In the Qur’an, Hızır guides the prophet Moses on his journey. He tells Moses he can come along, as long as Moses promises not to talk. After the duo make a safe passage on a friendly ship, Hizir damages the ship, making it unseaworthy. Moses breaks his promise and chastises Hizir for doing such a thing. Later, Hizir and Moses are denied shelter in a town. Leaving, Hizir pauses to mend a crack in the city wall. Again Moses breaks his promise, this time to chide Hizir for rewarding an enemy. Hizir explains his actions. Soon, he explains, there will be a war, and the king will conscript all seaworthy ships, which is why he temporarily damaged the good captain’s ship. As for the wall, he explains a good man hid his money in the wall before he died. Hizir mended the wall keep the treasure protected for the man’s orphan children.

Hızır is the patron saint of travelers, which is why the Roma (Gypsies) revere him. It is they who helped to spread this spring festival from Anatolia to the Balkans (or vice-versa) and beyond. Today Hıdırellez is celebrated with plenty of live music, dancing, picnics and outdoor entertainment into the night.

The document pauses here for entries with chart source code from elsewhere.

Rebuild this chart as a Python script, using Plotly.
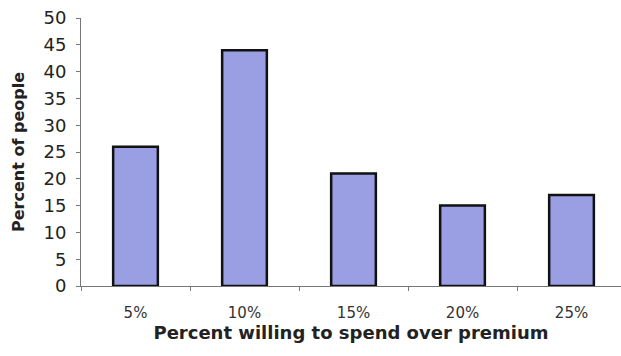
import plotly.graph_objects as go

# Survey results: share of people willing to pay each premium level
categories = ["5%", "10%", "15%", "20%", "25%"]
percent_of_people = [26, 44, 21, 15, 17]
y_ticks = [0, 5, 10, 15, 20, 25, 30, 35, 40, 45, 50]

FONT = "DejaVu Sans, Arial, sans-serif"

fig = go.Figure(
    go.Bar(
        x=categories,
        y=percent_of_people,
        width=0.41,
        marker=dict(color="#9a9fe3", line=dict(color="#111111", width=2.5)),
    )
)

fig.update_layout(
    width=621,
    height=356,
    margin=dict(l=81, r=0, t=18, b=70),
    paper_bgcolor="white",
    plot_bgcolor="white",
    showlegend=False,
    font=dict(family=FONT, color="#222222"),
)

fig.update_xaxes(
    range=[-0.5, 4.454],
    showline=True,
    linecolor="#777777",
    linewidth=1,
    ticks="outside",
    tickson="boundaries",
    ticklen=4,
    tickcolor="#777777",
    tickfont=dict(family=FONT, size=15, color="#333333"),
    ticklabelstandoff=13,
    title=dict(
        text="<b>Percent willing to spend over premium</b>",
        font=dict(family=FONT, size=18, color="#222222"),
        standoff=3,
    ),
    automargin=False,
    showgrid=False,
)

fig.update_yaxes(
    range=[0, 50],
    tickvals=y_ticks,
    showline=True,
    linecolor="#777777",
    linewidth=1,
    ticks="outside",
    ticklen=4,
    tickcolor="#777777",
    tickfont=dict(family=FONT, size=18, color="#222222"),
    ticklabelstandoff=6,
    title=dict(
        text="<b>Percent of people</b>",
        font=dict(family=FONT, size=16, color="#222222"),
        standoff=14,
    ),
    automargin=False,
    showgrid=False,
    zeroline=False,
)

fig.write_html("out.html")
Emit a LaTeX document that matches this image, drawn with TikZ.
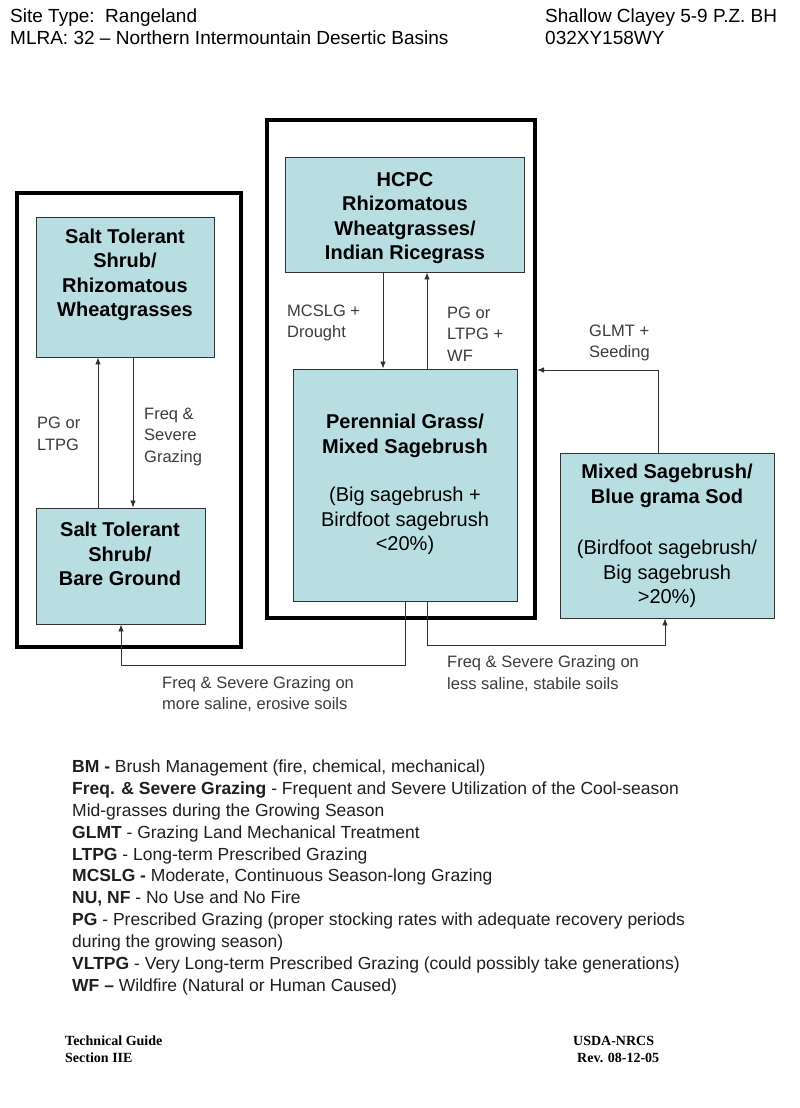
\documentclass[tikz,border=0pt]{standalone}
\usepackage{fontspec}
\setmainfont{Liberation Sans}
\newfontfamily\footserif{Liberation Serif}
\usetikzlibrary{arrows.meta}
\definecolor{boxfill}{RGB}{184,222,226}
\definecolor{lblgray}{RGB}{60,60,60}
\definecolor{linegray}{RGB}{50,50,50}
\newcommand\myfs[2]{\fontsize{#1}{#2}\selectfont}
\begin{document}
\begin{tikzpicture}[x=1pt,y=-1pt,
  outerbox/.style={draw=black,line width=4pt,inner sep=0pt},
  statebox/.style={draw=linegray,line width=0.9pt,fill=boxfill,inner sep=0pt},
  btxt/.style={font=\bfseries\myfs{20}{24.5},align=center,inner sep=0pt},
  rtxt/.style={font=\myfs{20}{24.5},align=center,inner sep=0pt},
  lbl/.style={font=\myfs{16.5}{21.5},text=lblgray,align=left,inner sep=0pt,anchor=west},
  hdr/.style={font=\myfs{19}{22},inner sep=0pt,anchor=base west},
  leg/.style={font=\myfs{17.5}{22},text=black!88,inner sep=0pt,anchor=base west},
  foot/.style={font=\footserif\bfseries\myfs{14}{17},inner sep=0pt,anchor=base west},
  conn/.style={draw=linegray,line width=0.8pt},
  arr/.style={conn,-{Latex[length=7pt,width=5.5pt]}}]
\useasboundingbox[fill=white] (0,0) rectangle (800,1108);

% headers
\node[hdr] (h1) at (10,23) {Site Type:\ \ Rangeland};
\node[hdr] (h2) at (10,45) {MLRA: 32 -- Northern Intermountain Desertic Basins};
\node[hdr] (h3) at (545,23) {Shallow Clayey 5-9 P.Z. BH};
\node[hdr] (h4) at (545,45) {032XY158WY};

% outer boxes
\node[outerbox,minimum width=224pt,minimum height=454pt] (OL) at (129,420) {};
\node[outerbox,minimum width=268pt,minimum height=498pt] (OC) at (401,369) {};

% state boxes
\node[statebox,minimum width=178pt,minimum height=140pt] (A) at (125,287) {};
\node[statebox,minimum width=169pt,minimum height=116pt] (B) at (120.5,566) {};
\node[statebox,minimum width=239pt,minimum height=115pt] (HC) at (404.5,214.5) {};
\node[statebox,minimum width=224pt,minimum height=232pt] (PG) at (405,485) {};
\node[statebox,minimum width=214pt,minimum height=165pt] (MX) at (667,535.5) {};

% box texts
\node[btxt] (tA) at (125,275) {Salt Tolerant\\Shrub/\\Rhizomatous\\Wheatgrasses};
\node[btxt] (tB) at (120,554) {Salt Tolerant\\Shrub/\\Bare Ground};
\node[btxt] (tHC) at (405,218) {HCPC\\Rhizomatous\\Wheatgrasses/\\Indian Ricegrass};
\node[btxt] (tPG1) at (405,436) {Perennial Grass/\\Mixed Sagebrush};
\node[rtxt] (tPG2) at (405,521) {(Big sagebrush +\\Birdfoot sagebrush\\<20\%)};
\node[btxt] (tMX1) at (667,486) {Mixed Sagebrush/\\Blue grama Sod};
\node[rtxt] (tMX2) at (667,574) {(Birdfoot sagebrush/\\Big sagebrush\\>20\%)};

% helper coordinates
\coordinate (x98) at (98,0);
\coordinate (x133) at (133,0);
\coordinate (x383) at (383,0);
\coordinate (x427) at (427,0);
\coordinate (x405) at (405,0);
\coordinate (x121) at (121,0);
\coordinate (x658) at (658,0);
\coordinate (x665) at (665,0);
\coordinate (y370) at (0,370);
\coordinate (y665) at (0,665);
\coordinate (y645) at (0,645);

% connectors
\draw[arr] (B.north -| x98) -- (A.south -| x98);
\draw[arr] (A.south -| x133) -- (B.north -| x133);
\draw[arr] (HC.south -| x383) -- (PG.north -| x383);
\draw[arr] (PG.north -| x427) -- (HC.south -| x427);
\draw[arr] (MX.north -| x658) |- (OC.east |- y370);
\draw[arr] (PG.south -| x405) -- (x405 |- y665) -| (B.south -| x121);
\draw[arr] (PG.south -| x427) -- (x427 |- y645) -| (MX.south -| x665);

% connector labels
\node[lbl] (l1) at (37,434) {PG or\\LTPG};
\node[lbl] (l2) at (144,436.5) {Freq \&\\Severe\\Grazing};
\node[lbl] (l3) at (287,323) {MCSLG +\\Drought};
\node[lbl] (l4) at (447,334) {PG or\\LTPG +\\WF};
\node[lbl] (l5) at (589,343) {GLMT +\\Seeding};
\node[lbl] (l6) at (162,694) {Freq \& Severe Grazing on\\more saline, erosive soils};
\node[lbl] (l7) at (447,673.5) {Freq \& Severe Grazing on\\less saline, stabile soils};

% legend
\node[leg] (g1) at (72,772) {\textbf{BM -} Brush Management (fire, chemical, mechanical)};
\node[leg] (g2) at (72,794) {\textbf{Freq. \& Severe Grazing} - Frequent and Severe Utilization of the Cool-season};
\node[leg] (g3) at (72,816) {Mid-grasses during the Growing Season};
\node[leg] (g4) at (72,838) {\textbf{GLMT} - Grazing Land Mechanical Treatment};
\node[leg] (g5) at (72,860) {\textbf{LTPG} - Long-term Prescribed Grazing};
\node[leg] (g6) at (72,881.5) {\textbf{MCSLG -} Moderate, Continuous Season-long Grazing};
\node[leg] (g7) at (72,903.5) {\textbf{NU, NF} - No Use and No Fire};
\node[leg] (g8) at (72,925) {\textbf{PG} - Prescribed Grazing (proper stocking rates with adequate recovery periods};
\node[leg] (g9) at (72,947) {during the growing season)};
\node[leg] (g10) at (72,969) {\textbf{VLTPG} - Very Long-term Prescribed Grazing (could possibly take generations)};
\node[leg] (g11) at (72,991) {\textbf{WF --} Wildfire (Natural or Human Caused)};

% footer
\node[foot] (f1) at (65,1045) {Technical Guide};
\node[foot] (f2) at (65,1062) {Section IIE};
\node[foot] (f3) at (573,1045) {USDA-NRCS};
\node[foot] (f4) at (577,1062) {Rev. 08-12-05};
\end{tikzpicture}
\end{document}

“Jumping over a bonfire, something that is also seen during Nevruz celebrations, is significant in that fire is seen as a cleansing force, and so leaping over flames on Hıdırellez is also believed to be one way to wash away bad spirits and enter into the new season with a cleansed being.

— Julia Konmaz

Other traditions include the making of yogurt. And the “play of the wish.”

Everybody throws a sign into the pot holding water…sweet basil, mint, ‘mantuvar’ flower in addition to usually ring, earring, etc. The pot is covered with a cloth on the eve of Hıdırellez and placed under a rosewood.

The next day, girls stand by as one-by-one their items are drawn from the pot. Whichever song is sung when each girl’s item is removed, dictates what the year has in store for her. Song themes range anywhere from ‘love’ to ‘living abroad.’